The entire party is in lockstep behind this, except for some holdouts such as Liz Cheney and Adam Kinzinger, now drummed out of office for their trouble, and Romney, who is about to join them. Aside from these and maybe a few other occasional critics, we’ve seen an entire party wave away an insurrection, charges about sharing intelligence secrets with Mar-a-Lago buddies, sexual harassment, rape, and financial chicanery that would make Jay Gould blush. This is a crime wave, and the “Party of Lincoln” is all for it.

It’s a treasonous clique devoted to ending the USA as we’ve known it for reasons I barely need to spell out. The party already tried to end American democracy once, three years ago this past Sunday. Trump and other Republicans have said many times that they’re ready to do it again if they need to, and that they’ll finish the job this time. Remember, Marjorie Taylor Greene said that “if Steve Bannon and I had organized [January 6], we would have won. Not to mention, it would have been armed.” She later said she was joking. Right. Michael Luttig, the conservative former judge turned fierce Trump critic, has warned that what Trump tried in 2020 was just “a dry run” for 2024.

Finally, the party has become an Orwellian disinformation machine, again for reasons that we all know. Take virtually anything any major Republican leader says; it’s almost certain to be not just false but a direct inversion of the truth put out for propaganda purposes. The “Biden crime family” is a good one. January 6 was a normal day of tourism. Biden stole the election. Democrats run up deficits. There are thousands.

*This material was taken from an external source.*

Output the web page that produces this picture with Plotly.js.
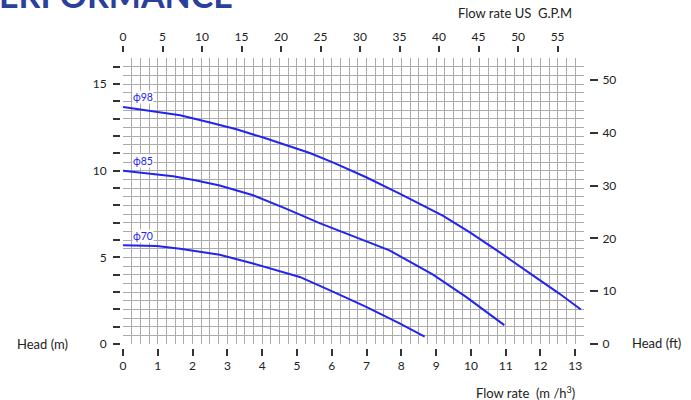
<!DOCTYPE html>
<html>
<head>
<meta charset="utf-8">
<script src="https://cdn.plot.ly/plotly-3.0.1.min.js"></script>
<style>html,body{margin:0;padding:0;background:#fff;}#chart{width:691px;height:400px;}</style>
</head>
<body>
<div id="chart"></div>
<script>
// Flow rate (m3/h) and head (m) for each impeller diameter
const phi98_q = [0, 0.78, 1.64, 2.5, 3.26, 4.03, 4.79, 5.37, 6.03, 6.51, 6.99, 7.95, 9.19, 9.96, 10.82, 11.77, 12.54, 13.16];
const phi98_h = [13.68, 13.45, 13.2, 12.78, 12.39, 11.91, 11.43, 11.02, 10.48, 10.06, 9.62, 8.68, 7.41, 6.45, 5.30, 3.97, 2.91, 1.99];
const phi85_q = [0, 0.78, 1.44, 2.11, 2.78, 3.74, 4.70, 5.65, 6.51, 7.66, 8.9, 9.86, 10.96];
const phi85_h = [10.0, 9.85, 9.68, 9.43, 9.14, 8.58, 7.80, 6.97, 6.28, 5.4, 4.02, 2.72, 1.09];
const phi70_q = [0, 0.97, 1.64, 2.3, 2.78, 3.74, 4.70, 5.08, 6.03, 6.99, 7.95, 8.67];
const phi70_h = [5.7, 5.65, 5.5, 5.31, 5.15, 4.64, 4.06, 3.87, 3.02, 2.14, 1.19, 0.42];
const curveLabels = ["\u03D598", "\u03D585", "\u03D570"];

// Tick labels
const flowTicks = [0,1,2,3,4,5,6,7,8,9,10,11,12,13];
const gpmTicks = [0,5,10,15,20,25,30,35,40,45,50,55];
const headMTicks = [0,1,2,3,4,5,6,7,8,9,10,11,12,13,14,15,16];
const headMText = ["0","","","","","5","","","","","10","","","","","15",""];
const headFtTicks = [0,10,20,30,40,50];

const xMax = 13.25, yMax = 16.5;
const FONT = "Lato, 'Open Sans', sans-serif";
const BLUE = "#2424f0";
const TXT = "#222";

function curve(q, h){
  return {x:q, y:h, xaxis:'x', yaxis:'y', type:'scatter', mode:'lines',
    line:{color:BLUE, width:2, shape:'linear'},
    hoverinfo:'skip', showlegend:false};
}
function axisHolder(xa, ya){
  return {x:[], y:[], xaxis:xa, yaxis:ya, type:'scatter', mode:'markers', hoverinfo:'skip', showlegend:false};
}
const traces = [curve(phi98_q, phi98_h), curve(phi85_q, phi85_h), curve(phi70_q, phi70_h),
  axisHolder('x2','y2'), axisHolder('x3','y3')];

const labelY = [phi98_h[0], phi85_h[0], phi70_h[0]];
const annotations = curveLabels.map((t,i)=>({
  text:t, x:0.57, y:labelY[i]+0.55, xref:'x', yref:'y', xanchor:'center', yanchor:'middle', showarrow:false,
  font:{family:FONT, size:10.5, color:BLUE}, bgcolor:'#fff', borderpad:0
}));
annotations.push(
  {text:'Head (m)', xref:'paper', yref:'paper', x:-0.166, y:0.0135, xanchor:'center', yanchor:'middle', showarrow:false, font:{family:FONT, size:13, color:TXT}},
  {text:'Head (ft)', xref:'paper', yref:'paper', x:1.143, y:0.017, xanchor:'center', yanchor:'middle', showarrow:false, font:{family:FONT, size:13, color:TXT}},
  {text:'Flow rate US  G.P.M', xref:'paper', yref:'paper', x:0.842, y:1.132, xanchor:'center', yanchor:'middle', showarrow:false, font:{family:FONT, size:13, color:TXT}},
  {text:'Flow rate  (m /h<sup>3</sup>)', xref:'paper', yref:'paper', x:0.864, y:-0.149, xanchor:'center', yanchor:'middle', showarrow:false, font:{family:FONT, size:13, color:TXT}},
  {text:'<b>PERFORMANCE</b>', xref:'paper', yref:'paper', x:0.2452, xanchor:'right', y:1.118, yanchor:'bottom', showarrow:false, font:{family:FONT, size:34, color:'#2b3f9d'}}
);

const dom = [0.0064, 0.9893];
const ydom = [0.0135, 0.9797];
const tickFont = {family:FONT, size:12, color:TXT};

const layout = {
  width:691, height:400,
  margin:{l:120, r:102, t:52, b:52},
  paper_bgcolor:'#fff', plot_bgcolor:'rgba(0,0,0,0)',
  showlegend:false,
  xaxis:{domain:dom, range:[0,xMax], anchor:'y', dtick:0.25, tick0:0, showgrid:true, gridcolor:'#ababab', gridwidth:1,
    showticklabels:false, ticks:'', zeroline:false, showline:false},
  yaxis:{domain:ydom, range:[0,yMax], anchor:'x', dtick:0.5, tick0:0, showgrid:true, gridcolor:'#ababab', gridwidth:1,
    showticklabels:false, ticks:'', zeroline:false, showline:false},
  xaxis3:{overlaying:'x', anchor:'free', position:0, side:'bottom', range:[0,xMax], tickmode:'array', tickvals:flowTicks,
    ticks:'outside', ticklen:7, tickwidth:2, tickcolor:'#333', showgrid:false, zeroline:false, showline:false, tickfont:tickFont},
  yaxis3:{overlaying:'y', anchor:'free', position:1, side:'right', range:[0,yMax*3.281], tickmode:'array', tickvals:headFtTicks,
    ticks:'outside', ticklen:8, tickwidth:2, tickcolor:'#333', showgrid:false, zeroline:false, showline:false, tickfont:tickFont, ticklabelstandoff:2},
  xaxis2:{overlaying:'x', anchor:'free', position:1, side:'top', range:[0,xMax*4.403], tickmode:'array', tickvals:gpmTicks,
    ticks:'outside', ticklen:6, tickwidth:2, tickcolor:'#333', showgrid:false, zeroline:false, showline:false, tickfont:tickFont},
  yaxis2:{overlaying:'y', anchor:'free', position:0, side:'left', range:[0,yMax], tickmode:'array', tickvals:headMTicks, ticktext:headMText,
    ticks:'outside', ticklen:7, tickwidth:2, tickcolor:'#333', showgrid:false, zeroline:false, showline:false, tickfont:tickFont, ticklabelstandoff:4},
  annotations:annotations
};

Plotly.newPlot('chart', traces, layout, {staticPlot:true, displayModeBar:false});
</script>
</body>
</html>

We have to endure eight more days of watching these people pretend they’re competing for a nomination, pretend they’re putting out a vision for a political party. It’s nonsense. These ersatz candidates are auditioning for chief of staff or secretary of state, and everyone knows it (except Ron DeSantis, who’s playing for 2028). Some commentators have been kind to Nikki Haley. She stands out from most of the field in that she is a competent politician and is not a maniac. She has recently turned up her criticisms of Trump, but she also praises him, and thus she’s not fundamentally challenging Trump or Trumpism. Only Chris Christie is doing that, and we see where he’s headed (the island of misfit Republicans, with Mitt Romney, in exile).

The Republican Party turns 170 years old this coming March 20, a Wednesday. That will be the morning when, it’s 99 percent likely, we will wake up to see that Donald Trump has swept the Arizona, Florida, Illinois, Kansas, and Ohio primaries. As fate would have it, that is the precise moment when Trump’s team has said it expects he will seal the nomination numerically. Other than that, Mr. Lincoln, how do you like your party today?